Karen: The atomic hockey puck saves three worlds. Oh boy.
Doug: Disgraced, Gaard gives Ben his leave. As Ben departs, he muses to himself that for once he's curious about a foe. He feels there was something more to this particular super-baddie, but he leaves anyway. As we see Gaard sulk away, he removes his mask. The Johnny Storm that had been destroyed in Vietnam was claimed by Arkon and brought back to life, conditioned as the guardian of the nexus. Not who he was, but something different; it's no wonder he and Ben seemed familiar to each other. Soon, our own Johnny and Ben return to the Baxter Building and some brief explanations are given. And as our story began with Alicia seeing Ben on the streets, we end with the two of them meeting up in Reed's lab. It's a joyful reunion.
Karen: I am again confused -why would Arkon go to all the trouble to get the dying Johnny Storm and turn him into Gaard? This just doesn't make any sense to me. And why was Gaard such a hulking brute? I guess he must have altered Johnny's body too. It wrapped up a little too easily, with no reference to the Fifth Dimension at all. Nor did we get a 'good-bye' from Reed-2.

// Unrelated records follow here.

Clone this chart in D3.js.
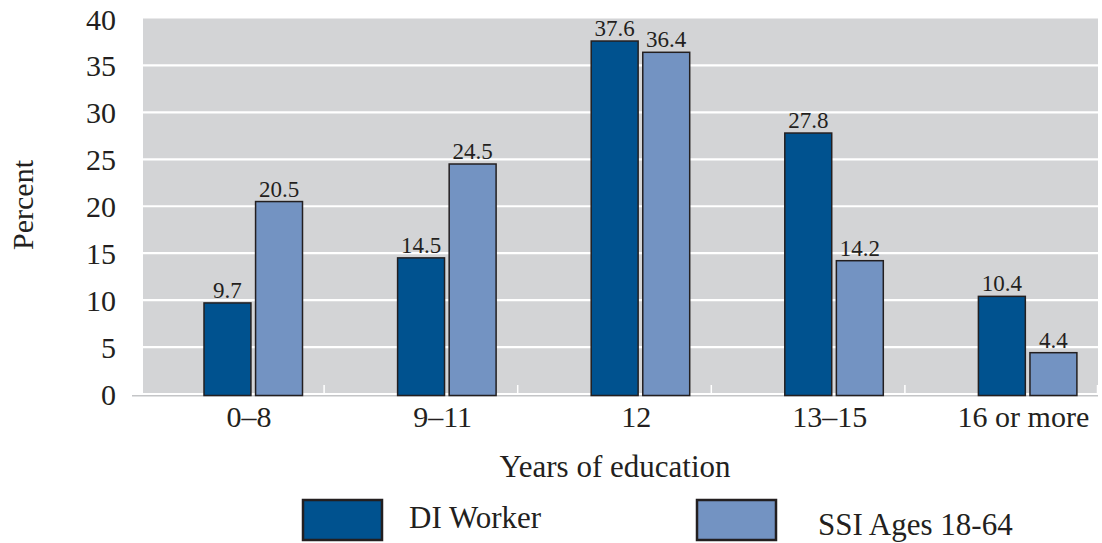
<!DOCTYPE html>
<html>
<head>
<meta charset="utf-8">
<script src="https://cdn.jsdelivr.net/npm/d3@7"></script>
<style>
  body { margin: 0; background: #fff; }
  svg text { font-family: "Liberation Serif", "Times New Roman", serif; fill: #231f20; }
</style>
</head>
<body>
<div id="chart"></div>
<script>
// data
const categories = ["0\u20138", "9\u201311", "12", "13\u201315", "16 or more"];
const seriesNames = ["DI Worker", "SSI Ages 18-64"];
const diWorker = [9.7, 14.5, 37.6, 27.8, 10.4];
const ssiAdults = [20.5, 24.5, 36.4, 14.2, 4.4];
const yTicks = [0, 5, 10, 15, 20, 25, 30, 35, 40];

const colors = ["#00528f", "#7393c2"];
const width = 1102, height = 543;

const svg = d3.select("#chart")
    .append("svg")
    .attr("width", width)
    .attr("height", height);

let rows = categories.map((c, i) => ({cat: c, values: [diWorker[i], ssiAdults[i]]}));

let x0 = d3.scaleBand()
    .domain(categories)
    .range([130.5, 1098.5]);

// bars sit toward the right side of each band
let x1 = d3.scaleBand()
    .domain(seriesNames)
    .range([73.5, 172])
    .paddingInner(0.09);

let y = d3.scaleLinear()
    .domain([0, 40])
    .range([394, 18.5]);

// grey plot background
svg.append("rect")
    .attr("x", 143)
    .attr("y", y(40))
    .attr("width", 1098 - 143)
    .attr("height", y(0) - y(40) - 1)
    .attr("fill", "#d3d4d6");

// white gridlines
svg.append("g")
    .selectAll("line")
    .data(yTicks.filter(d => d > 0 && d < 40))
    .enter()
    .append("line")
    .attr("x1", 143)
    .attr("x2", 1098)
    .attr("y1", d => y(d))
    .attr("y2", d => y(d))
    .attr("stroke", "#fff")
    .attr("stroke-width", 2.2);

// baseline
svg.append("line")
    .attr("x1", 132)
    .attr("x2", 1098)
    .attr("y1", y(0) + 1.8)
    .attr("y2", y(0) + 1.8)
    .attr("stroke", "#c4c5c7")
    .attr("stroke-width", 1.6);

// small white ticks between groups
svg.append("g")
    .selectAll("line")
    .data(categories.slice(1))
    .enter()
    .append("line")
    .attr("x1", d => x0(d))
    .attr("x2", d => x0(d))
    .attr("y1", y(0) - 9)
    .attr("y2", y(0))
    .attr("stroke", "#fff")
    .attr("stroke-width", 1.5);

svg.append("line")
    .attr("x1", 1097.5).attr("x2", 1097.5)
    .attr("y1", y(0) - 9).attr("y2", y(0))
    .attr("stroke", "#fff")
    .attr("stroke-width", 1.5);

// y tick labels
svg.append("g")
    .selectAll("text")
    .data(yTicks)
    .enter()
    .append("text")
    .attr("x", 116)
    .attr("y", d => y(d) + 11)
    .style("text-anchor", "end")
    .style("font-size", "30px")
    .text(d => d);

// bars
let groups = svg.append("g")
    .selectAll("g")
    .data(rows)
    .enter()
    .append("g")
    .attr("transform", d => `translate(${x0(d.cat)},0)`);

groups.selectAll("rect")
    .data(d => d.values.map((v, i) => ({name: seriesNames[i], value: v, idx: i})))
    .enter()
    .append("rect")
    .attr("x", d => x1(d.name))
    .attr("y", d => y(d.value))
    .attr("width", x1.bandwidth())
    .attr("height", d => y(0) - y(d.value) + 1.5)
    .attr("fill", d => colors[d.idx])
    .attr("stroke", "#231f20")
    .attr("stroke-width", 1.5);

groups.selectAll("text")
    .data(d => d.values.map((v, i) => ({name: seriesNames[i], value: v})))
    .enter()
    .append("text")
    .attr("x", d => x1(d.name) + x1.bandwidth() / 2)
    .attr("y", d => y(d.value) - 5)
    .style("text-anchor", "middle")
    .style("font-size", "23px")
    .text(d => d.value.toFixed(1));

// category labels
svg.append("g")
    .selectAll("text")
    .data(categories)
    .enter()
    .append("text")
    .attr("x", d => x0(d) + 73.5 + 49 - 4)
    .attr("y", 427)
    .style("text-anchor", "middle")
    .style("font-size", "30px")
    .text(d => d);

// axis titles
svg.append("text")
    .attr("x", 615)
    .attr("y", 477)
    .style("text-anchor", "middle")
    .style("font-size", "31px")
    .text("Years of education");

svg.append("text")
    .attr("transform", "translate(33, 205) rotate(-90)")
    .style("text-anchor", "middle")
    .style("font-size", "30px")
    .text("Percent");

// legend
const legendX = [303, 697];
const legendTextX = [409, 818];
const legendTextY = [528, 535];
seriesNames.forEach((name, i) => {
    svg.append("rect")
        .attr("x", legendX[i])
        .attr("y", 500)
        .attr("width", 79)
        .attr("height", 40)
        .attr("fill", colors[i])
        .attr("stroke", "#231f20")
        .attr("stroke-width", 2.5);
    svg.append("text")
        .attr("x", legendTextX[i])
        .attr("y", legendTextY[i])
        .style("font-size", "31px")
        .text(name);
});
</script>
</body>
</html>
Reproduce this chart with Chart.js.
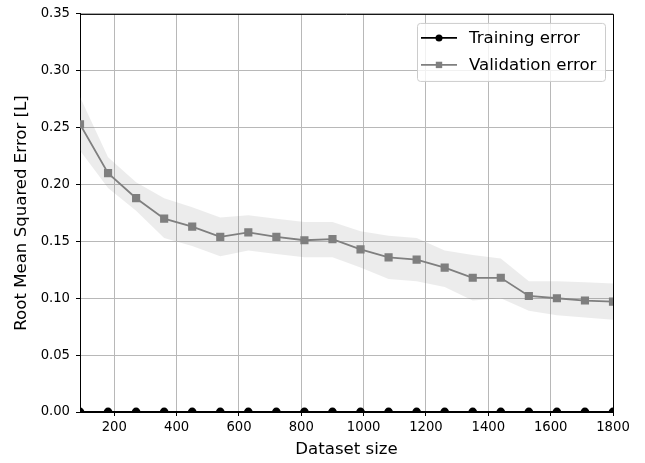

Doug: OK, so summary evaluation? I thought this was a story that had an "epic" feel to it. Overall it was pretty good -- I recalled that I enjoyed it as a kid, and for the most part it holds up. I'm still not totally sold on the execution of certain elements in the third issue (FF #162), but you generally can't go wrong with time travel and alternate dimensions. The suspension of disbelief has to be ratcheted up a notch, as anything becomes possible. So if I look at this through that lens, I suppose my complaints could be considered misplaced.
Karen: I have to say, I'm pretty unimpressed with these issues. Typically I enjoy these kind of things, where everything but the kitchen sink is tossed at the reader, but this just left me cold. I did enjoy the Buckler/Sinnott art.